Baked in a special clay taboon oven, this large circular flatbread has squidge, chew and crispness and airy pockmarks freckled across the top. In the West Bank, it’s eaten minutes-fresh, then dunked in hummus. Equally, it can be covered in caramelised onions for musakhan, or nibbled as part of most lunches drizzled in olive oil with a pinch of za’atar.
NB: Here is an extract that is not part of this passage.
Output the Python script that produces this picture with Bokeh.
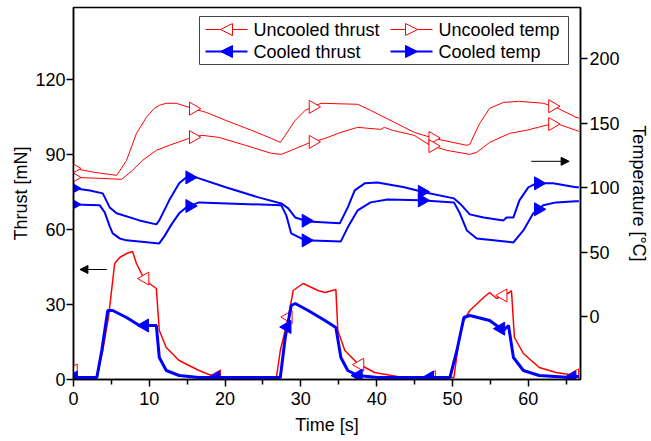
import numpy as np
from bokeh.plotting import figure
from bokeh.models import (Range1d, LinearAxis, FixedTicker, Arrow, NormalHead,
                          BoxAnnotation, Label)
from bokeh.embed import file_html
from bokeh.resources import INLINE

# ---------------- data ----------------
# Uncooled thrust [mN]
t_uncooled_thrust = [0, 0.33, 0.59, 3.08, 3.86, 4.65, 5.43, 6.09, 7.0, 7.79, 8.31, 9.10, 10.01,
                     10.93, 11.32, 12.24, 13.94, 16.56, 17.87, 19.57, 26.77, 27.29, 28.34, 28.99,
                     30.30, 32.26, 33.18, 34.62, 34.88, 35.80, 37.50, 39.72, 42.73, 50.20, 50.85,
                     51.51, 52.29, 54.12, 54.91, 55.83, 57.53, 57.79, 58.18, 59.36, 61.45, 63.68,
                     66.30, 66.69]
uncooled_thrust = [3.6, 3.6, 0.8, 0.8, 11.6, 25.6, 46.4, 48.8, 50.4, 51.2, 46.4, 41.6, 38.4,
                   36.4, 19.6, 12.8, 7.6, 3.6, 2.0, 0.8, 0.8, 11.6, 24.8, 35.6,
                   38.4, 35.6, 34.8, 36.0, 19.6, 11.6, 6.4, 2.8, 1.2, 0.8, 15.6,
                   23.6, 27.6, 32.8, 34.8, 32.4, 34.8, 35.6, 16.8, 10.4, 4.8, 2.8,
                   1.6, 1.6]

# Cooled thrust [mN]
t_cooled_thrust = [0, 3.08, 3.73, 4.52, 5.17, 7.00, 8.70, 10.93, 11.32, 12.24, 13.94, 16.56,
                   27.29, 27.94, 28.73, 29.25, 30.96, 33.18, 34.62, 35.28, 36.19, 37.50, 40.12,
                   49.67, 50.59, 51.51, 52.29, 54.91, 56.74, 57.40, 58.05, 59.36, 61.45, 65.64,
                   66.30, 66.69]
cooled_thrust = [0.8, 0.8, 11.6, 27.6, 27.6, 24.8, 21.6, 21.6, 8.8, 3.6, 1.6, 0.8,
                 0.8, 16.8, 29.6, 30.4, 27.6, 23.6, 20.8, 8.8, 3.6, 1.6, 0.8,
                 0.8, 11.6, 24.8, 25.6, 23.6, 19.6, 21.6, 8.8, 3.6, 1.6, 0.8,
                 1.2, 1.2]

# Uncooled temperatures [C] (two thermocouples)
t_uncooled_temp_a = [0, 2.81, 5.69, 7.00, 8.31, 9.62, 10.67, 11.32, 12.24, 13.55, 15.64, 17.47,
                     20.09, 23.49, 26.11, 27.29, 27.94, 29.25, 30.56, 32.66, 37.50, 39.20, 42.34,
                     44.96, 47.58, 51.90, 52.29, 53.60, 54.91, 56.74, 58.84, 61.98, 63.68, 66.30,
                     66.69]
uncooled_temp_a = [115.0, 111.9, 109.6, 121.2, 142.2, 154.7, 161.7, 164.0, 165.6, 165.6, 161.7,
                   158.6, 152.3, 144.6, 138.3, 135.2, 140.7, 152.3, 160.1, 165.6, 164.8, 160.1,
                   150.8, 143.0, 138.3, 132.9, 133.7, 150.0, 161.7, 166.3, 167.1, 165.6, 162.4,
                   154.7, 154.0]
t_uncooled_temp_b = [0, 3.47, 6.35, 7.79, 9.10, 10.93, 12.63, 15.64, 16.95, 19.18, 22.71, 26.11,
                     27.42, 28.73, 30.96, 33.18, 35.28, 37.50, 40.51, 41.03, 42.08, 44.96, 47.05,
                     49.28, 52.29, 53.21, 54.91, 57.53, 59.75, 62.37, 63.68, 66.30, 66.69]
uncooled_temp_b = [108.0, 107.3, 106.5, 113.5, 121.2, 129.0, 132.9, 139.1, 140.7, 139.1, 132.9,
                   126.7, 125.9, 129.0, 134.5, 138.3, 143.0, 146.9, 145.3, 146.9, 144.6, 140.7,
                   132.9, 129.0, 125.9, 127.5, 135.2, 142.2, 144.6, 148.5, 150.0, 144.6, 143.8]

# Cooled temperatures [C] (two thermocouples)
t_cooled_temp_a = [0, 2.16, 3.86, 4.78, 5.69, 8.70, 10.93, 11.32, 12.63, 13.94, 14.86, 16.16,
                   20.09, 24.41, 27.42, 28.34, 29.25, 30.96, 35.14, 36.19, 37.11, 38.42, 40.12,
                   43.65, 46.27, 50.20, 50.98, 52.29, 54.12, 56.74, 57.13, 58.05, 58.84, 60.01,
                   61.06, 63.28, 66.30, 66.69]
cooled_temp_a = [99.5, 97.9, 95.6, 84.7, 80.1, 74.6, 71.5, 74.6, 90.2, 103.4, 108.0, 108.0,
                 100.3, 92.5, 87.8, 83.9, 76.9, 73.8, 72.3, 84.7, 97.9, 103.4, 104.1,
                 100.3, 96.4, 91.7, 87.8, 79.3, 76.9, 74.6, 76.9, 76.9, 90.2, 100.3,
                 103.4, 103.4, 100.3, 100.3]
t_cooled_temp_b = [0, 3.47, 4.12, 4.78, 5.17, 6.09, 7.00, 11.32, 11.98, 13.02, 13.94, 14.86,
                   16.56, 27.42, 28.08, 28.73, 30.56, 35.28, 36.19, 37.50, 39.20, 41.43, 45.75,
                   50.20, 50.98, 51.90, 53.21, 58.05, 59.36, 60.67, 61.98, 63.68, 66.30, 66.69]
cooled_temp_b = [87.0, 86.3, 80.8, 70.0, 64.5, 60.6, 59.1, 56.7, 62.2, 72.3, 80.1, 84.7,
                 88.6, 86.3, 78.5, 64.5, 59.1, 58.3, 69.2, 82.4, 88.6, 90.9, 90.2,
                 88.6, 80.1, 66.8, 60.6, 57.5, 66.8, 80.1, 86.3, 88.6, 89.4, 89.4]

# marker times [s]
uncooled_thrust_marks = [0, 9.45, 18.9, 28.35, 37.8, 47.25, 56.7, 66.15]
cooled_thrust_marks = [0, 9.4, 18.8, 28.2, 37.6, 47.0, 56.4, 65.8]
uncooled_temp_marks = [0, 15.8, 31.6, 47.4, 63.2]
cooled_temp_marks = [0, 15.33, 30.67, 46.0, 61.33]

# axes
x_ticks = [0, 10, 20, 30, 40, 50, 60]
x_minor = [5, 15, 25, 35, 45, 55, 65]
thrust_ticks = [0, 30, 60, 90, 120]
temp_ticks = [0, 50, 100, 150, 200]

# arrows (time, value)
left_arrow = dict(x_start=4.4, x_end=0.85, y=44.0)
right_arrow = dict(x_start=60.4, x_end=65.4, y=120.5)

# legend labels
legend_labels = ["Uncooled thrust", "Cooled thrust", "Uncooled temp", "Cooled temp"]

RED = "#ff0000"
BLUE = "#0000ff"
FONT = "Liberation Sans"

p = figure(width=651, height=441, x_range=Range1d(0, 66.9), y_range=Range1d(0, 148.8),
           output_backend="svg", toolbar_location=None,
           min_border_left=73, min_border_right=68, min_border_top=7, min_border_bottom=62)
p.extra_y_ranges = {"temp": Range1d(-49, 240)}
p.grid.visible = False
p.outline_line_color = "black"
p.outline_line_width = 1.5
p.background_fill_color = "white"


def style_axis(ax):
    ax.axis_line_width = 1.5
    ax.axis_line_color = "black"
    ax.major_tick_line_width = 1.5
    ax.minor_tick_line_width = 1.5
    ax.major_tick_in = 0
    ax.minor_tick_in = 0
    ax.major_tick_out = 7
    ax.minor_tick_out = 5
    ax.major_label_text_font = FONT
    ax.major_label_text_font_size = "18px"
    ax.major_label_text_color = "black"
    ax.axis_label_text_font = FONT
    ax.axis_label_text_font_size = "18px"
    ax.axis_label_text_font_style = "normal"
    ax.axis_label_text_color = "black"


xa = p.xaxis[0]
style_axis(xa)
xa.ticker = FixedTicker(ticks=x_ticks, minor_ticks=x_minor)
xa.axis_label = "Time [s]"
xa.major_label_standoff = 5
xa.axis_label_standoff = 7

ya = p.yaxis[0]
style_axis(ya)
ya.ticker = FixedTicker(ticks=thrust_ticks)
ya.axis_label = "Thrust [mN]"
ya.major_label_standoff = 1
ya.axis_label_standoff = 1

ra = LinearAxis(y_range_name="temp")
style_axis(ra)
ra.ticker = FixedTicker(ticks=temp_ticks)
ra.axis_label = "Temperature [°C]"
ra.major_label_standoff = 2
ra.axis_label_standoff = 6
p.add_layout(ra, "right")

MS = 13
# thrust
p.line(t_uncooled_thrust, uncooled_thrust, color=RED, line_width=1.5)
p.scatter(uncooled_thrust_marks, np.interp(uncooled_thrust_marks, t_uncooled_thrust, uncooled_thrust),
          marker="triangle", angle=np.pi / 2, size=MS, line_color=RED, fill_color="white", line_width=1)
p.line(t_cooled_thrust, cooled_thrust, color=BLUE, line_width=3)
p.scatter(cooled_thrust_marks, np.interp(cooled_thrust_marks, t_cooled_thrust, cooled_thrust),
          marker="triangle", angle=np.pi / 2, size=MS, line_color=BLUE, fill_color=BLUE)

# temperatures
p.line(t_uncooled_temp_a, uncooled_temp_a, color=RED, line_width=1, y_range_name="temp")
p.scatter(uncooled_temp_marks, np.interp(uncooled_temp_marks, t_uncooled_temp_a, uncooled_temp_a),
          marker="triangle", angle=-np.pi / 2, size=MS, line_color=RED, fill_color="white",
          line_width=1, y_range_name="temp")
p.line(t_uncooled_temp_b, uncooled_temp_b, color=RED, line_width=1, y_range_name="temp")
p.scatter(uncooled_temp_marks, np.interp(uncooled_temp_marks, t_uncooled_temp_b, uncooled_temp_b),
          marker="triangle", angle=-np.pi / 2, size=MS, line_color=RED, fill_color="white",
          line_width=1, y_range_name="temp")
p.line(t_cooled_temp_a, cooled_temp_a, color=BLUE, line_width=2, y_range_name="temp")
p.scatter(cooled_temp_marks, np.interp(cooled_temp_marks, t_cooled_temp_a, cooled_temp_a),
          marker="triangle", angle=-np.pi / 2, size=MS, line_color=BLUE, fill_color=BLUE,
          y_range_name="temp")
p.line(t_cooled_temp_b, cooled_temp_b, color=BLUE, line_width=2, y_range_name="temp")
p.scatter(cooled_temp_marks, np.interp(cooled_temp_marks, t_cooled_temp_b, cooled_temp_b),
          marker="triangle", angle=-np.pi / 2, size=MS, line_color=BLUE, fill_color=BLUE,
          y_range_name="temp")

# arrows
p.add_layout(Arrow(end=NormalHead(size=8, fill_color="black", line_color="black"),
                   x_start=left_arrow["x_start"], y_start=left_arrow["y"],
                   x_end=left_arrow["x_end"], y_end=left_arrow["y"], line_width=1))
p.add_layout(Arrow(end=NormalHead(size=8, fill_color="black", line_color="black"),
                   x_start=right_arrow["x_start"], y_start=right_arrow["y"],
                   x_end=right_arrow["x_end"], y_end=right_arrow["y"], line_width=1,
                   y_range_name="temp"))

# ---------- legend (screen units, relative to the frame's bottom-left) ----------
p.add_layout(BoxAnnotation(left=126, right=495, bottom=315, top=363,
                           left_units="screen", right_units="screen",
                           top_units="screen", bottom_units="screen",
                           fill_color="white", fill_alpha=1,
                           line_color="#444444", line_width=1, line_alpha=1))

entries = [
    (legend_labels[0], RED, "left", False, 132, 350),
    (legend_labels[1], BLUE, "left", True, 132, 328),
    (legend_labels[2], RED, "right", False, 317, 350),
    (legend_labels[3], BLUE, "right", True, 317, 328),
]
GW = 42
HS = 12
for label, col, direction, filled, gx, gy in entries:
    lw = 2 if filled else 1
    p.add_layout(Arrow(start=None, end=None, x_start=gx, x_end=gx + GW, y_start=gy, y_end=gy,
                       start_units="screen", end_units="screen", line_color=col, line_width=lw))
    cx = gx + GW / 2
    if direction == "left":
        xs, xe = cx + HS / 2, cx - HS / 2
    else:
        xs, xe = cx - HS / 2, cx + HS / 2
    p.add_layout(Arrow(start=None,
                       end=NormalHead(size=HS, line_color=col, line_width=1,
                                      fill_color=col if filled else "white"),
                       x_start=xs, x_end=xe, y_start=gy, y_end=gy,
                       start_units="screen", end_units="screen", line_color=col, line_width=lw))
    p.add_layout(Label(x=gx + GW + 6, y=gy, x_units="screen", y_units="screen", text=label,
                       text_font=FONT, text_font_size="18px", text_baseline="middle",
                       text_align="left", text_color="black"))

open("out.html", "w").write(file_html(p, INLINE))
Hummus is hugely popular in Palestine. The delicious dip isn’t sold in pre-made tubs as it is in the UK, instead, it comes fresh. Head to Bethlehem market for fresh chickpeas in their pods. These are podded, then the skinless peas are left to dry before being simmered and blitzed with tahini.
Za’atar and sumac
Wild herbs have been used for millennia on this primordial land. Sumac berries are ground at home to make ground sumac. Not only is it liberally sprinkled into stews, it’s also sublime rubbed into meat. Meanwhile, za’atar can be both a herb indigenous to the area (origanum syriacum), or a spice blend of dried za’atar and sumac, sesame seeds and a pinch of salt.
Palestinians adore maftoul, sometimes known as giant couscous. Proper maftoul is traditionally made by women from the villages who roll bulgur wheat in wholewheat flour. Simmer in a stew or serve with roast chicken or fry some chopped onions and peppers and simmer the mix in stock.